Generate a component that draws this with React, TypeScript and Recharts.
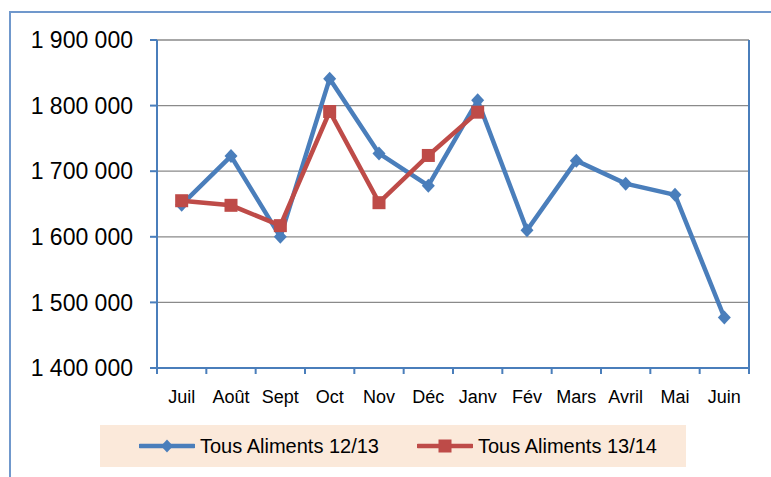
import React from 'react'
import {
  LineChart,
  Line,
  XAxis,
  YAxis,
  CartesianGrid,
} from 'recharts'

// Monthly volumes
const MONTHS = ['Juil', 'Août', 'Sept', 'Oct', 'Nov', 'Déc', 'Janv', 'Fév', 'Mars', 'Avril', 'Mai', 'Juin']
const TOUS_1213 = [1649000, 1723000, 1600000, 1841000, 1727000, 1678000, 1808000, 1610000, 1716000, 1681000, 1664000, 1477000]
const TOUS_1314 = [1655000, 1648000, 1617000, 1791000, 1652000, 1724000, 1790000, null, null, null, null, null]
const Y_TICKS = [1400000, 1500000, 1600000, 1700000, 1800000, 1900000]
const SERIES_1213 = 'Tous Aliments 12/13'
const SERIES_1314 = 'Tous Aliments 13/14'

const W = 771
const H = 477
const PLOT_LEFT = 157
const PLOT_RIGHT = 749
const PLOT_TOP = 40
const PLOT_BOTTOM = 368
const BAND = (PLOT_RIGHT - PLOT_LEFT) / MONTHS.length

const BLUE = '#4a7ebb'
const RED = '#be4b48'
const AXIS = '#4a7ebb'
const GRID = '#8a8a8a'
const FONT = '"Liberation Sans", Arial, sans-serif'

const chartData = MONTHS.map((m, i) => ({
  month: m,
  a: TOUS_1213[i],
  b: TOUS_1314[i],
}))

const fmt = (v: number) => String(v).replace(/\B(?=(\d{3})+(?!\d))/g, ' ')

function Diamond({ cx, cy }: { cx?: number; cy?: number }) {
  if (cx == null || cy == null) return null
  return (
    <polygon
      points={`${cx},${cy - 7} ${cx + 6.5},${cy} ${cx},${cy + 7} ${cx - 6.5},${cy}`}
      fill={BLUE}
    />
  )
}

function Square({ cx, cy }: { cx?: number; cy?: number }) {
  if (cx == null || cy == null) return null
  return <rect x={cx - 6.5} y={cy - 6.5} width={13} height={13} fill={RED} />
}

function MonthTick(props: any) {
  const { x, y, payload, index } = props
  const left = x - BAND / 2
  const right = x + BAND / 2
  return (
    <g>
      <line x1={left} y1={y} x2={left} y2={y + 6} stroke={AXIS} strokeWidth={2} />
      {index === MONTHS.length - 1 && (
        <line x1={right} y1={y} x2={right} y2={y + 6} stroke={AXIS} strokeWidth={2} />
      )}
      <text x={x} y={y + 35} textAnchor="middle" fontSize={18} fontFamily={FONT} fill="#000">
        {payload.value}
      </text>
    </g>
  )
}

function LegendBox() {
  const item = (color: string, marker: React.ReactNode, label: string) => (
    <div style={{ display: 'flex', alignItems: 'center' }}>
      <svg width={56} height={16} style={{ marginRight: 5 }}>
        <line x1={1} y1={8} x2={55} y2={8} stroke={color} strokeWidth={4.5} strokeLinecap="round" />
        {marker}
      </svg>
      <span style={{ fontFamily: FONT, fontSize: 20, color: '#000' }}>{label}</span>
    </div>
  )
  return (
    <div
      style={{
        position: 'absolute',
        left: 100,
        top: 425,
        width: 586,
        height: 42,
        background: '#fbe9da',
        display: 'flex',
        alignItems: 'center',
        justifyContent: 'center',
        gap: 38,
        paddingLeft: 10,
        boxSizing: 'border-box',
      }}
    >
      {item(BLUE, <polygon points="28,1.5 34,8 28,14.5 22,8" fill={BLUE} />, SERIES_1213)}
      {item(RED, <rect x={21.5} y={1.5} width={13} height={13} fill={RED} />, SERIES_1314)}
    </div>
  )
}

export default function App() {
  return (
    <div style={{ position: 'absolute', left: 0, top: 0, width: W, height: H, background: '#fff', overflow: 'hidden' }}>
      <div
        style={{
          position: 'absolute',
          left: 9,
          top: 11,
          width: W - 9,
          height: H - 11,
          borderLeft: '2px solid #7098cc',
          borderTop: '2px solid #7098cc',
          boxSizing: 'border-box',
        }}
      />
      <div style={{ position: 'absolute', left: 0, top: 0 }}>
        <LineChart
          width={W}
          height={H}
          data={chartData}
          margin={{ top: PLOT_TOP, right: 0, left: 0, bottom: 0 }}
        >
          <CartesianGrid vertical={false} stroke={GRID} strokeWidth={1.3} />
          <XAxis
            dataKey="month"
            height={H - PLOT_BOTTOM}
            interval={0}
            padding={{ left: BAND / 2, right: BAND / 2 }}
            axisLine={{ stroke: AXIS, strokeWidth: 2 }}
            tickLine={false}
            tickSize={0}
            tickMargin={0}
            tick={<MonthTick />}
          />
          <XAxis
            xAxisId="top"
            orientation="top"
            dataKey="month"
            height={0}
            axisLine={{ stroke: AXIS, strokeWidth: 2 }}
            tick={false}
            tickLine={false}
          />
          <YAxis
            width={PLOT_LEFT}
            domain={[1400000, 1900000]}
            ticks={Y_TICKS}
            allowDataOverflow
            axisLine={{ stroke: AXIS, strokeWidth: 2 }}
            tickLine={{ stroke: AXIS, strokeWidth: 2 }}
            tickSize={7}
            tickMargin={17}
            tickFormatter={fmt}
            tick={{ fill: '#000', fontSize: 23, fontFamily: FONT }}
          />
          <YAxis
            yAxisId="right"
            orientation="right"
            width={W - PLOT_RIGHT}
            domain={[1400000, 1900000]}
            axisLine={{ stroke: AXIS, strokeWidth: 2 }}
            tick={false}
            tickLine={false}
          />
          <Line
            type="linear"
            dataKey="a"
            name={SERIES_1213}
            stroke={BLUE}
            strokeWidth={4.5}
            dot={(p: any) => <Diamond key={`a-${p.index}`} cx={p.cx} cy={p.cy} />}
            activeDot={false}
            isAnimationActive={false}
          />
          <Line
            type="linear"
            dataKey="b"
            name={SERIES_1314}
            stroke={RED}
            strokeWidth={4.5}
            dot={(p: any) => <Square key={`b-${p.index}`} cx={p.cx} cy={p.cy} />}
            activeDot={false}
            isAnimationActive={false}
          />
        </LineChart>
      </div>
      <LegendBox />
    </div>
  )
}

━━━━━━━━

Job: Begin at the first line of the data above and repeat each line exactly, stopping after the line containing "const fmt = (v: number)". Omit the pictures.

Answer for this exercise:
Generate a component that draws this with React, TypeScript and Recharts.
import React from 'react'
import {
  LineChart,
  Line,
  XAxis,
  YAxis,
  CartesianGrid,
} from 'recharts'

// Monthly volumes
const MONTHS = ['Juil', 'Août', 'Sept', 'Oct', 'Nov', 'Déc', 'Janv', 'Fév', 'Mars', 'Avril', 'Mai', 'Juin']
const TOUS_1213 = [1649000, 1723000, 1600000, 1841000, 1727000, 1678000, 1808000, 1610000, 1716000, 1681000, 1664000, 1477000]
const TOUS_1314 = [1655000, 1648000, 1617000, 1791000, 1652000, 1724000, 1790000, null, null, null, null, null]
const Y_TICKS = [1400000, 1500000, 1600000, 1700000, 1800000, 1900000]
const SERIES_1213 = 'Tous Aliments 12/13'
const SERIES_1314 = 'Tous Aliments 13/14'

const W = 771
const H = 477
const PLOT_LEFT = 157
const PLOT_RIGHT = 749
const PLOT_TOP = 40
const PLOT_BOTTOM = 368
const BAND = (PLOT_RIGHT - PLOT_LEFT) / MONTHS.length

const BLUE = '#4a7ebb'
const RED = '#be4b48'
const AXIS = '#4a7ebb'
const GRID = '#8a8a8a'
const FONT = '"Liberation Sans", Arial, sans-serif'

const chartData = MONTHS.map((m, i) => ({
  month: m,
  a: TOUS_1213[i],
  b: TOUS_1314[i],
}))

const fmt = (v: number) => String(v).replace(/\B(?=(\d{3})+(?!\d))/g, ' ')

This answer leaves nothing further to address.